Material:
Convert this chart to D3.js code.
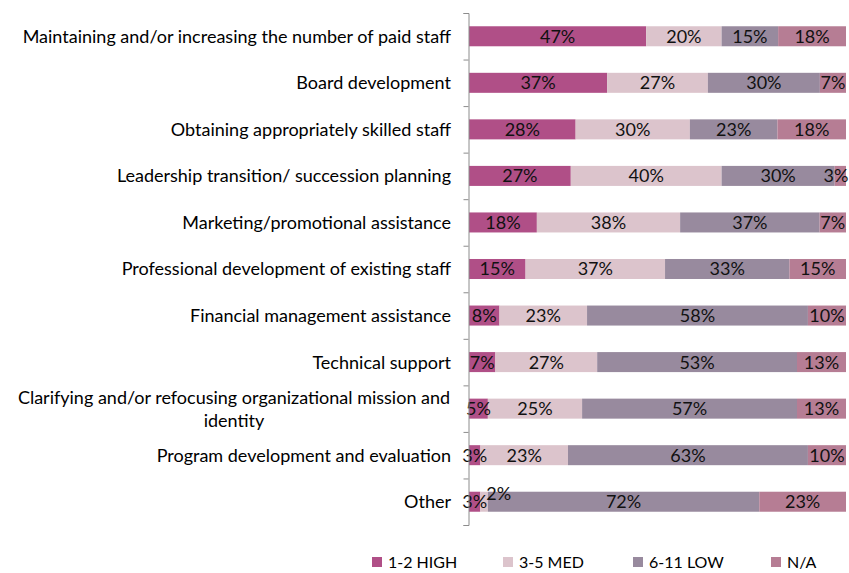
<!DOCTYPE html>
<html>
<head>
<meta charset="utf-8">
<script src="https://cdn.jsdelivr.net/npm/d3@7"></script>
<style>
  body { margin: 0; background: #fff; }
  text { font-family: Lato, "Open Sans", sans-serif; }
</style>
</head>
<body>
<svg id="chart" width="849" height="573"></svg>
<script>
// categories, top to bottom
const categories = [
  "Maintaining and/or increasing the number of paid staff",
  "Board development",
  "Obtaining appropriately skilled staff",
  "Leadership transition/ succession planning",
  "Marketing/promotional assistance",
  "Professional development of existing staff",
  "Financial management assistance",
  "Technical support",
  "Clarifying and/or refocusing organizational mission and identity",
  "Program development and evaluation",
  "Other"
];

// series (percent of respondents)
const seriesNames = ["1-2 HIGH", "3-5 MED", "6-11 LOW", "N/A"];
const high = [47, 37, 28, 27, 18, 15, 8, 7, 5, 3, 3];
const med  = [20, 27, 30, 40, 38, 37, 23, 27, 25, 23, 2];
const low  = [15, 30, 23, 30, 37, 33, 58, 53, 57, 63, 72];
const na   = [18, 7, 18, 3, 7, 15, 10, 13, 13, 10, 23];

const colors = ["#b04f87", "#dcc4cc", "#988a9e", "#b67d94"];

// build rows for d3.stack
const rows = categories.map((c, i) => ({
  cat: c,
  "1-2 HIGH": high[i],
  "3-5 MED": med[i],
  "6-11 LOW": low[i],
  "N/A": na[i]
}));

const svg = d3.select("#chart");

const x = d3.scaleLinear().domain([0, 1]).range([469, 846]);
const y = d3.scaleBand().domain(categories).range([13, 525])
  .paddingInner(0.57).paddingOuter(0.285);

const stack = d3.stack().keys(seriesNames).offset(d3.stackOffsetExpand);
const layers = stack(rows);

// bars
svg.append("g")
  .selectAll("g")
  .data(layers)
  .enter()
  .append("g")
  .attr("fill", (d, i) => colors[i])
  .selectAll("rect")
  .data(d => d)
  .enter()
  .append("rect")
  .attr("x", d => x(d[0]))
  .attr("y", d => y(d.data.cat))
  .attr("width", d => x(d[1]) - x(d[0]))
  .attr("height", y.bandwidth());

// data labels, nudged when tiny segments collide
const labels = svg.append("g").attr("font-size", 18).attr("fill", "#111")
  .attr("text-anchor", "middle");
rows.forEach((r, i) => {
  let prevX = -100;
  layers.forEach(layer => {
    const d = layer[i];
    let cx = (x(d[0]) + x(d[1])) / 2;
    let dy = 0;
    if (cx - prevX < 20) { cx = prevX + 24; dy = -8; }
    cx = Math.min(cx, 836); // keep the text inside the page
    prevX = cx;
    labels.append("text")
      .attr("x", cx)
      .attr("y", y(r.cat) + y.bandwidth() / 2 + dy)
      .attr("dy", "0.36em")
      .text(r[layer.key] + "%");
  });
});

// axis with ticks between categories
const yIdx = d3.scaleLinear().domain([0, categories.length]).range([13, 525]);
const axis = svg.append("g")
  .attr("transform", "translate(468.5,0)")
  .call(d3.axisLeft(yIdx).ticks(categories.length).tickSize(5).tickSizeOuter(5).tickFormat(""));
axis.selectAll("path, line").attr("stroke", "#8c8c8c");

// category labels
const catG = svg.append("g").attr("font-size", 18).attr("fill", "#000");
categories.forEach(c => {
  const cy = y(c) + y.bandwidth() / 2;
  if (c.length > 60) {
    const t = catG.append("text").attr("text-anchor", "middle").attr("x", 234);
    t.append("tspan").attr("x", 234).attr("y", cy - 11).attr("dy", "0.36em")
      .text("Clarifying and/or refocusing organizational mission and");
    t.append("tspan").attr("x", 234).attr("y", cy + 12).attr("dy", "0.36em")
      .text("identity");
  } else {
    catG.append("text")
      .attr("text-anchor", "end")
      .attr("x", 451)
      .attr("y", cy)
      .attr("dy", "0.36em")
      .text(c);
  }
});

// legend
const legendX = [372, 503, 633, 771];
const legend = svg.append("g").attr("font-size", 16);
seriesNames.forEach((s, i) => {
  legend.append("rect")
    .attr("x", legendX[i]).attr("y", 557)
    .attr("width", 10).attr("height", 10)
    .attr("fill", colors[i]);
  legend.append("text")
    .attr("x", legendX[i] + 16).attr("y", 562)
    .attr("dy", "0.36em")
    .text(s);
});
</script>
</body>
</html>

Challenge: Omit the pictures, then output the rest of the listing exactly.

Full output:
Convert this chart to D3.js code.
<!DOCTYPE html>
<html>
<head>
<meta charset="utf-8">
<script src="https://cdn.jsdelivr.net/npm/d3@7"></script>
<style>
  body { margin: 0; background: #fff; }
  text { font-family: Lato, "Open Sans", sans-serif; }
</style>
</head>
<body>
<svg id="chart" width="849" height="573"></svg>
<script>
// categories, top to bottom
const categories = [
  "Maintaining and/or increasing the number of paid staff",
  "Board development",
  "Obtaining appropriately skilled staff",
  "Leadership transition/ succession planning",
  "Marketing/promotional assistance",
  "Professional development of existing staff",
  "Financial management assistance",
  "Technical support",
  "Clarifying and/or refocusing organizational mission and identity",
  "Program development and evaluation",
  "Other"
];

// series (percent of respondents)
const seriesNames = ["1-2 HIGH", "3-5 MED", "6-11 LOW", "N/A"];
const high = [47, 37, 28, 27, 18, 15, 8, 7, 5, 3, 3];
const med  = [20, 27, 30, 40, 38, 37, 23, 27, 25, 23, 2];
const low  = [15, 30, 23, 30, 37, 33, 58, 53, 57, 63, 72];
const na   = [18, 7, 18, 3, 7, 15, 10, 13, 13, 10, 23];

const colors = ["#b04f87", "#dcc4cc", "#988a9e", "#b67d94"];

// build rows for d3.stack
const rows = categories.map((c, i) => ({
  cat: c,
  "1-2 HIGH": high[i],
  "3-5 MED": med[i],
  "6-11 LOW": low[i],
  "N/A": na[i]
}));

const svg = d3.select("#chart");

const x = d3.scaleLinear().domain([0, 1]).range([469, 846]);
const y = d3.scaleBand().domain(categories).range([13, 525])
  .paddingInner(0.57).paddingOuter(0.285);

const stack = d3.stack().keys(seriesNames).offset(d3.stackOffsetExpand);
const layers = stack(rows);

// bars
svg.append("g")
  .selectAll("g")
  .data(layers)
  .enter()
  .append("g")
  .attr("fill", (d, i) => colors[i])
  .selectAll("rect")
  .data(d => d)
  .enter()
  .append("rect")
  .attr("x", d => x(d[0]))
  .attr("y", d => y(d.data.cat))
  .attr("width", d => x(d[1]) - x(d[0]))
  .attr("height", y.bandwidth());

// data labels, nudged when tiny segments collide
const labels = svg.append("g").attr("font-size", 18).attr("fill", "#111")
  .attr("text-anchor", "middle");
rows.forEach((r, i) => {
  let prevX = -100;
  layers.forEach(layer => {
    const d = layer[i];
    let cx = (x(d[0]) + x(d[1])) / 2;
    let dy = 0;
    if (cx - prevX < 20) { cx = prevX + 24; dy = -8; }
    cx = Math.min(cx, 836); // keep the text inside the page
    prevX = cx;
    labels.append("text")
      .attr("x", cx)
      .attr("y", y(r.cat) + y.bandwidth() / 2 + dy)
      .attr("dy", "0.36em")
      .text(r[layer.key] + "%");
  });
});

// axis with ticks between categories
const yIdx = d3.scaleLinear().domain([0, categories.length]).range([13, 525]);
const axis = svg.append("g")
  .attr("transform", "translate(468.5,0)")
  .call(d3.axisLeft(yIdx).ticks(categories.length).tickSize(5).tickSizeOuter(5).tickFormat(""));
axis.selectAll("path, line").attr("stroke", "#8c8c8c");

// category labels
const catG = svg.append("g").attr("font-size", 18).attr("fill", "#000");
categories.forEach(c => {
  const cy = y(c) + y.bandwidth() / 2;
  if (c.length > 60) {
    const t = catG.append("text").attr("text-anchor", "middle").attr("x", 234);
    t.append("tspan").attr("x", 234).attr("y", cy - 11).attr("dy", "0.36em")
      .text("Clarifying and/or refocusing organizational mission and");
    t.append("tspan").attr("x", 234).attr("y", cy + 12).attr("dy", "0.36em")
      .text("identity");
  } else {
    catG.append("text")
      .attr("text-anchor", "end")
      .attr("x", 451)
      .attr("y", cy)
      .attr("dy", "0.36em")
      .text(c);
  }
});

// legend
const legendX = [372, 503, 633, 771];
const legend = svg.append("g").attr("font-size", 16);
seriesNames.forEach((s, i) => {
  legend.append("rect")
    .attr("x", legendX[i]).attr("y", 557)
    .attr("width", 10).attr("height", 10)
    .attr("fill", colors[i]);
  legend.append("text")
    .attr("x", legendX[i] + 16).attr("y", 562)
    .attr("dy", "0.36em")
    .text(s);
});
</script>
</body>
</html>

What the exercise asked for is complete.